# Error- Theme Install Red Liberty 3



## MikeAce00 (Jun 7, 2011)

Currently running Liberty 3 1.0- (Freshly Installed w/ Data wipe)

Trying to install Red Liberty found here

I know some have had success and some haven't, but I'm getting an error I haven't seen before:

_ClockwordMod Recovery v5.0.2.0_​
_Installing--..._​_Finding..._​_Opening..._​_Installing..._​
_Amend scripting (Update-Script) is no longer supported. _​_Amend Scripting was deprecated by Google in Android 1.5_​_It was necessary to remove it when upgrading to the ClockworkMod 3.0 Gingerbread based recovery._​_Please switch to edify scripting (updater script and update binary to create working update.zip._​
_Installation Aborted._​
Can somebody please explain this and help me to correct so that I can get Red Liberty Installed.

Thanks Everyone!

Mike


----------



## Waffleninja (Sep 3, 2011)

I don't know if this is a problem or not but that theme is made for the RC of Liberty 3. You're running the stable build


----------



## cubsfan187 (Jul 17, 2011)

MikeAce00 said:


> Currently running Liberty 3 1.0- (Freshly Installed w/ Data wipe)
> 
> Trying to install Red Liberty found here
> 
> ...


Go into rom manager and flash the 2.0 version of CWR and then bootstrap it.
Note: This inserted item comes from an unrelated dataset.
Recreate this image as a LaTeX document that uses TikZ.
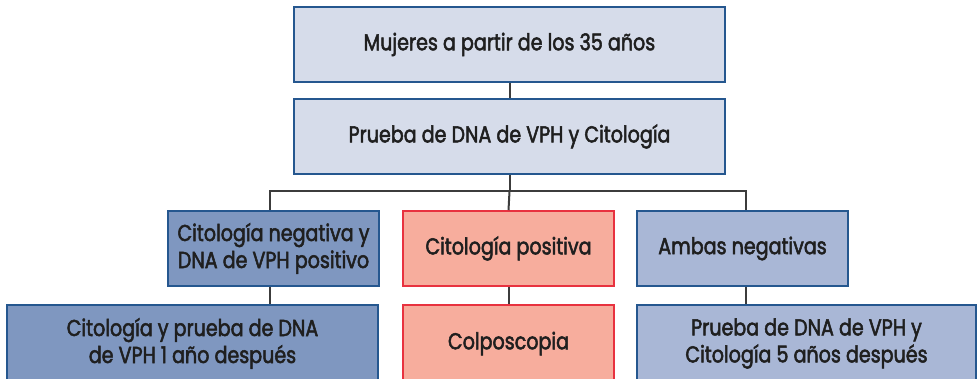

Then boot into recovery and flash the theme zip. After that, go back into rom manager and flash back to the newest version and you'll be good to go!


----------



## blackadept (Jun 13, 2011)

Amend vs edify is a formatting issue. CWM used to use amend, now edify. To fix use zip themer or rewrite the META stuff in the zip

Sent from my DROIDX


----------



## MikeAce00 (Jun 7, 2011)

cubsfan187 said:


> Go into rom manager and flash the 2.0 version of CWR and then bootstrap it. Then boot into recovery and flash the theme zip. After that, go back into rom manager and flash back to the newest version and you'll be good to go!


This worked perfect!! Thank you


----------



## cubsfan187 (Jul 17, 2011)

MikeAce00 said:


> This worked perfect!! Thank you


You're welcome. I had to do the same thing for the dark frost and liberty blues themes.


----------